A/B testing landing pages is a bit like performing surgery. It requires patience and skill, and if you’re not sure why you’re performing the operation in the first place, you’re bound to botch it.
Because testing is a complex science, people have a lot of questions. So we set out to ask conversion rate optimization experts some of the most common ones.
When is an A/B test cooked?
When we test our landing pages, we’re looking for something that tells us which elements of our page are working and which are not. In order to get that answer, a test must achieve a certain confidence level.
Here’s a great explanation of what confidence level is:
The probability that the winning variation of your A/B test had more conversions for reasons other than chance. Before declaring a winner, you want a confidence level of 95% or more, as well as a sufficient number of conversions.
But is that the only factor you should consider before declaring a winner:
When your testing tool says that you’ve reached 95% or even 99% confidence level, that doesn’t mean that you have a winning variation. Around 77% of the A/A tests (same page against same page) will reach significance at a certain point.
What does this mean? First of all, an explanation about A/A tests.
What is an A/A test?
An A/A test is when you pit one landing page against itself.
This is done to validate that you’ve set up your test correctly and that you’re getting roughly the same number of conversions for each variant. If the numbers are significantly different (even though the pages are identical), there may be an issue with your setup or with the tool you’re using.
More broadly speaking, this serves as a gentle reminder of the importance oftaking your time before selecting a winner in any test. If one variation of an A/B test shows better results, it doesn’t immediately mean that it’s the winner.
The reality is that statistical significance is not a stopping rule. That alone should not determine whether you end a test or not.
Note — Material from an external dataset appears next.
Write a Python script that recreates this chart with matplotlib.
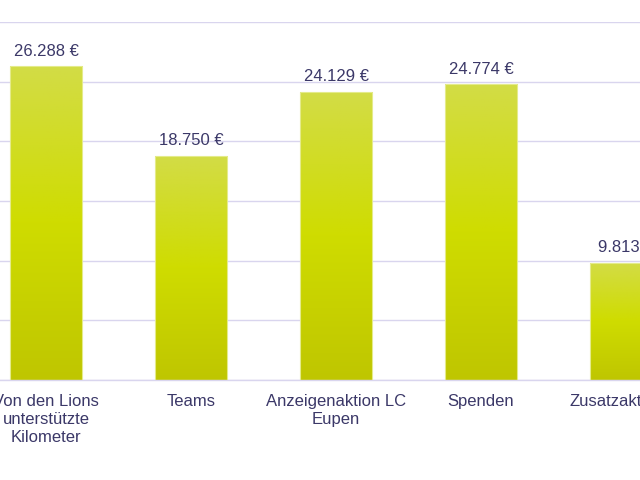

So, seriously, when is an A/B test cooked?
Alas, there is no single truth out there, and there are a lot of “depends” factors. That being said, you can have some pretty good stopping rules that will get you to the right path in most cases.
Here are two stopping rules I recommend.
Reach your test duration
In order to accurately collect data, Peep says that you should test for at least two to four weeks.
By allowing for more time to pass, you’ll have more well-rounded data with which to analyze your test. That’ll help you account for any anomalies in your data.
Reach your pre-determined sample size
In order to reach a certain confidence level, you need to know how large a sample size you need. In other words, you have to establish how much traffic you’ll need in order to declare a test complete.
Just punch in your numbers and it’ll spit out an appropriate sample size.
Once these two conditions above have been met, and only then, should you check to see if your confidence level is 95% or higher. If not, your test has not provided you sufficient data to make a decision.
Don’t stop ’til you get enough
All too often we see people make changes based on incomplete data.
They end up being disappointed by the results of making that snap decision. Their pages don’t convert better – they may even convert worse. All because not enough time was taken to really evaluate whether the data was ready for analysis.
By taking this advice, you’ll be able to make decisions with confidence, and start to see results that will turn your frown upside down!